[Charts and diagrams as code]
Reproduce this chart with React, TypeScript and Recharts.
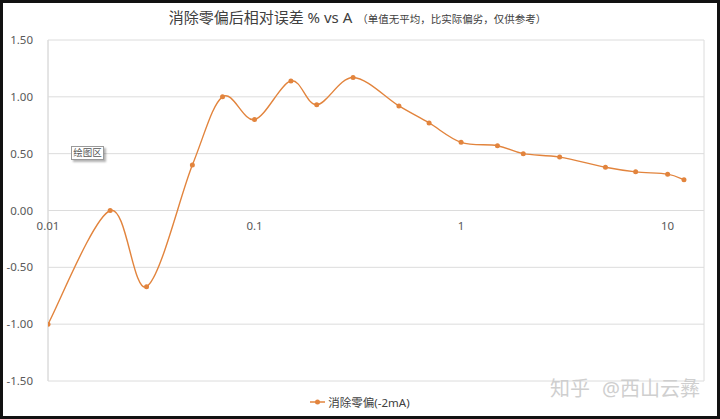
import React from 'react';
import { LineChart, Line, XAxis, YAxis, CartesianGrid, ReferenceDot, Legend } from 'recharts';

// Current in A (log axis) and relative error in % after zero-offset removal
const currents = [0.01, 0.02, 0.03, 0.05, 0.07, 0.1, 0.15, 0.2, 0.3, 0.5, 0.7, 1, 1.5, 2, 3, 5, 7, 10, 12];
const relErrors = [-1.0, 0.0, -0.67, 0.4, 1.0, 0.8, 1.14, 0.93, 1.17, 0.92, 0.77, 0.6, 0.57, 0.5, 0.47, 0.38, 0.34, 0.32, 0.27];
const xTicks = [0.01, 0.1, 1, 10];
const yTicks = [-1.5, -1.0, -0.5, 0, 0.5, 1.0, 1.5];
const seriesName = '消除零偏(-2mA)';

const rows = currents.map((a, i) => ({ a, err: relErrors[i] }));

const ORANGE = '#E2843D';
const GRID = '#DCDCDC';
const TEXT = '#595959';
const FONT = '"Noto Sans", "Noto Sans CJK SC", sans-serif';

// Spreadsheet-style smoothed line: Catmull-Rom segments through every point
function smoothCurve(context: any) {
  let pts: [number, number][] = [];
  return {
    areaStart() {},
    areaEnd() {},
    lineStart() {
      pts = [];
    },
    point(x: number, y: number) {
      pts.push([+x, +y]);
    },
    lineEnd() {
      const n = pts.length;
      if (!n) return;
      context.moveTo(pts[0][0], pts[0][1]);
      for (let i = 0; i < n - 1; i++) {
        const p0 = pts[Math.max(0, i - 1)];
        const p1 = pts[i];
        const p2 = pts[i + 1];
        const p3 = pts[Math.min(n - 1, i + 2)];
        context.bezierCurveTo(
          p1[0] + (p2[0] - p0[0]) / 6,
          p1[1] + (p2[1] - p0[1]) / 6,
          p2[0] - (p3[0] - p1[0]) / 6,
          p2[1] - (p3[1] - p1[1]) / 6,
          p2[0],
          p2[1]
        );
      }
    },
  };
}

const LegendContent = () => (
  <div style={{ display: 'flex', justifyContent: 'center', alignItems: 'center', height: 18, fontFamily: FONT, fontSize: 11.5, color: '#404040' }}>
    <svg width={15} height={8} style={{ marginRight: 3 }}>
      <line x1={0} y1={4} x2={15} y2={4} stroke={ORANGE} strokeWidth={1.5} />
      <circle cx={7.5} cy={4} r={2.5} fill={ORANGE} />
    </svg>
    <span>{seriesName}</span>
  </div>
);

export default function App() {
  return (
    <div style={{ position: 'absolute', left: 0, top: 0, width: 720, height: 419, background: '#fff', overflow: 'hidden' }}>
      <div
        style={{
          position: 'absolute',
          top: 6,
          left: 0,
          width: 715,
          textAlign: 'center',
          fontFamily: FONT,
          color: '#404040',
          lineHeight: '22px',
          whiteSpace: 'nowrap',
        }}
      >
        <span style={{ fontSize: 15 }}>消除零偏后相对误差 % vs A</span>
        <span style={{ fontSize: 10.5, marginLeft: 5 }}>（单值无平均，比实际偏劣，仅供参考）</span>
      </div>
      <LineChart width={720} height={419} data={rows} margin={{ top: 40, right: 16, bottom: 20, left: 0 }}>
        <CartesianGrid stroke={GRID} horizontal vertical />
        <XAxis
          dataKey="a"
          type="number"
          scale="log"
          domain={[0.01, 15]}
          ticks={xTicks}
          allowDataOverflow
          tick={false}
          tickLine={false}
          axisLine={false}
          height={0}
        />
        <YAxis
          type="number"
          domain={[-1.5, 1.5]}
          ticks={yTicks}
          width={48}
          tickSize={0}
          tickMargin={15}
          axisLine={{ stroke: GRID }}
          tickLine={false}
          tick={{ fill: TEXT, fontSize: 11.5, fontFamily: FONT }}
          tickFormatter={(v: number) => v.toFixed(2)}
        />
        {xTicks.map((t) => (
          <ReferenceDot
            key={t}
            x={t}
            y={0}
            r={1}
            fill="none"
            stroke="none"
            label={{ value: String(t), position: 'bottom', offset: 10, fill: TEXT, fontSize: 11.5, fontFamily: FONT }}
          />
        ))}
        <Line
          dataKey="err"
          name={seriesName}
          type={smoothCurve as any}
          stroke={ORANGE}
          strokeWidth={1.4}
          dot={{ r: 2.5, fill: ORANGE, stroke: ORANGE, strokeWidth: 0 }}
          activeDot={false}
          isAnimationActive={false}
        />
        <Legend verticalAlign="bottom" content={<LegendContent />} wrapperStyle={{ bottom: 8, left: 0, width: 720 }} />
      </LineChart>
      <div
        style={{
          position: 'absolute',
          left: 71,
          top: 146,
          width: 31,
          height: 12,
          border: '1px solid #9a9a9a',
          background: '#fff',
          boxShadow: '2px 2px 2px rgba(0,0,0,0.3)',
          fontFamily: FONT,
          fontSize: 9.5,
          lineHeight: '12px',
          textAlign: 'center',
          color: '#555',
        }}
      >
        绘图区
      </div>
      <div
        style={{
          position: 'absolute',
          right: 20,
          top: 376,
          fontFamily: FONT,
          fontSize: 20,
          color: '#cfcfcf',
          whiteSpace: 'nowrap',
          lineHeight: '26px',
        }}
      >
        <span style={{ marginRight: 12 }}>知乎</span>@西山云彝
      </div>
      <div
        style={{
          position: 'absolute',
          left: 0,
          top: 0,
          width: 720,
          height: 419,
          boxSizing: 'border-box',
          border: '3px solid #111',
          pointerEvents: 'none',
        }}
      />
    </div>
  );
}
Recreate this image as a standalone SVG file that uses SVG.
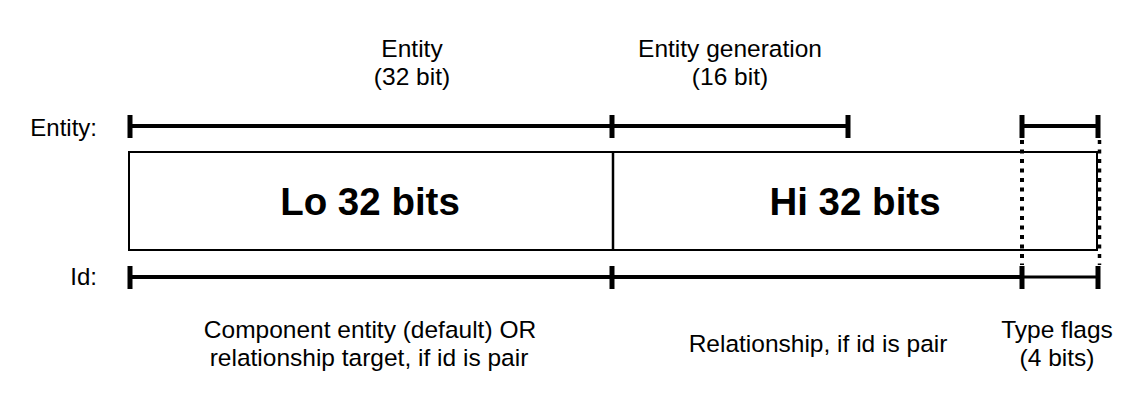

■ **Requirements**: All of the lines above should be printed exactly, minus the pictures.

■ **Task output**:
Reproduce this chart with React, TypeScript and Recharts.
import React from 'react';
import { LineChart, Line, XAxis, YAxis, CartesianGrid, ReferenceDot, Legend } from 'recharts';

// Current in A (log axis) and relative error in % after zero-offset removal
const currents = [0.01, 0.02, 0.03, 0.05, 0.07, 0.1, 0.15, 0.2, 0.3, 0.5, 0.7, 1, 1.5, 2, 3, 5, 7, 10, 12];
const relErrors = [-1.0, 0.0, -0.67, 0.4, 1.0, 0.8, 1.14, 0.93, 1.17, 0.92, 0.77, 0.6, 0.57, 0.5, 0.47, 0.38, 0.34, 0.32, 0.27];
const xTicks = [0.01, 0.1, 1, 10];
const yTicks = [-1.5, -1.0, -0.5, 0, 0.5, 1.0, 1.5];
const seriesName = '消除零偏(-2mA)';

const rows = currents.map((a, i) => ({ a, err: relErrors[i] }));

const ORANGE = '#E2843D';
const GRID = '#DCDCDC';
const TEXT = '#595959';
const FONT = '"Noto Sans", "Noto Sans CJK SC", sans-serif';

// Spreadsheet-style smoothed line: Catmull-Rom segments through every point
function smoothCurve(context: any) {
  let pts: [number, number][] = [];
  return {
    areaStart() {},
    areaEnd() {},
    lineStart() {
      pts = [];
    },
    point(x: number, y: number) {
      pts.push([+x, +y]);
    },
    lineEnd() {
      const n = pts.length;
      if (!n) return;
      context.moveTo(pts[0][0], pts[0][1]);
      for (let i = 0; i < n - 1; i++) {
        const p0 = pts[Math.max(0, i - 1)];
        const p1 = pts[i];
        const p2 = pts[i + 1];
        const p3 = pts[Math.min(n - 1, i + 2)];
        context.bezierCurveTo(
          p1[0] + (p2[0] - p0[0]) / 6,
          p1[1] + (p2[1] - p0[1]) / 6,
          p2[0] - (p3[0] - p1[0]) / 6,
          p2[1] - (p3[1] - p1[1]) / 6,
          p2[0],
          p2[1]
        );
      }
    },
  };
}

const LegendContent = () => (
  <div style={{ display: 'flex', justifyContent: 'center', alignItems: 'center', height: 18, fontFamily: FONT, fontSize: 11.5, color: '#404040' }}>
    <svg width={15} height={8} style={{ marginRight: 3 }}>
      <line x1={0} y1={4} x2={15} y2={4} stroke={ORANGE} strokeWidth={1.5} />
      <circle cx={7.5} cy={4} r={2.5} fill={ORANGE} />
    </svg>
    <span>{seriesName}</span>
  </div>
);

export default function App() {
  return (
    <div style={{ position: 'absolute', left: 0, top: 0, width: 720, height: 419, background: '#fff', overflow: 'hidden' }}>
      <div
        style={{
          position: 'absolute',
          top: 6,
          left: 0,
          width: 715,
          textAlign: 'center',
          fontFamily: FONT,
          color: '#404040',
          lineHeight: '22px',
          whiteSpace: 'nowrap',
        }}
      >
        <span style={{ fontSize: 15 }}>消除零偏后相对误差 % vs A</span>
        <span style={{ fontSize: 10.5, marginLeft: 5 }}>（单值无平均，比实际偏劣，仅供参考）</span>
      </div>
      <LineChart width={720} height={419} data={rows} margin={{ top: 40, right: 16, bottom: 20, left: 0 }}>
        <CartesianGrid stroke={GRID} horizontal vertical />
        <XAxis
          dataKey="a"
          type="number"
          scale="log"
          domain={[0.01, 15]}
          ticks={xTicks}
          allowDataOverflow
          tick={false}
          tickLine={false}
          axisLine={false}
          height={0}
        />
        <YAxis
          type="number"
          domain={[-1.5, 1.5]}
          ticks={yTicks}
          width={48}
          tickSize={0}
          tickMargin={15}
          axisLine={{ stroke: GRID }}
          tickLine={false}
          tick={{ fill: TEXT, fontSize: 11.5, fontFamily: FONT }}
          tickFormatter={(v: number) => v.toFixed(2)}
        />
        {xTicks.map((t) => (
          <ReferenceDot
            key={t}
            x={t}
            y={0}
            r={1}
            fill="none"
            stroke="none"
            label={{ value: String(t), position: 'bottom', offset: 10, fill: TEXT, fontSize: 11.5, fontFamily: FONT }}
          />
        ))}
        <Line
          dataKey="err"
          name={seriesName}
          type={smoothCurve as any}
          stroke={ORANGE}
          strokeWidth={1.4}
          dot={{ r: 2.5, fill: ORANGE, stroke: ORANGE, strokeWidth: 0 }}
          activeDot={false}
          isAnimationActive={false}
        />
        <Legend verticalAlign="bottom" content={<LegendContent />} wrapperStyle={{ bottom: 8, left: 0, width: 720 }} />
      </LineChart>
      <div
        style={{
          position: 'absolute',
          left: 71,
          top: 146,
          width: 31,
          height: 12,
          border: '1px solid #9a9a9a',
          background: '#fff',
          boxShadow: '2px 2px 2px rgba(0,0,0,0.3)',
          fontFamily: FONT,
          fontSize: 9.5,
          lineHeight: '12px',
          textAlign: 'center',
          color: '#555',
        }}
      >
        绘图区
      </div>
      <div
        style={{
          position: 'absolute',
          right: 20,
          top: 376,
          fontFamily: FONT,
          fontSize: 20,
          color: '#cfcfcf',
          whiteSpace: 'nowrap',
          lineHeight: '26px',
        }}
      >
        <span style={{ marginRight: 12 }}>知乎</span>@西山云彝
      </div>
      <div
        style={{
          position: 'absolute',
          left: 0,
          top: 0,
          width: 720,
          height: 419,
          boxSizing: 'border-box',
          border: '3px solid #111',
          pointerEvents: 'none',
        }}
      />
    </div>
  );
}
Recreate this image as a standalone SVG file that uses SVG.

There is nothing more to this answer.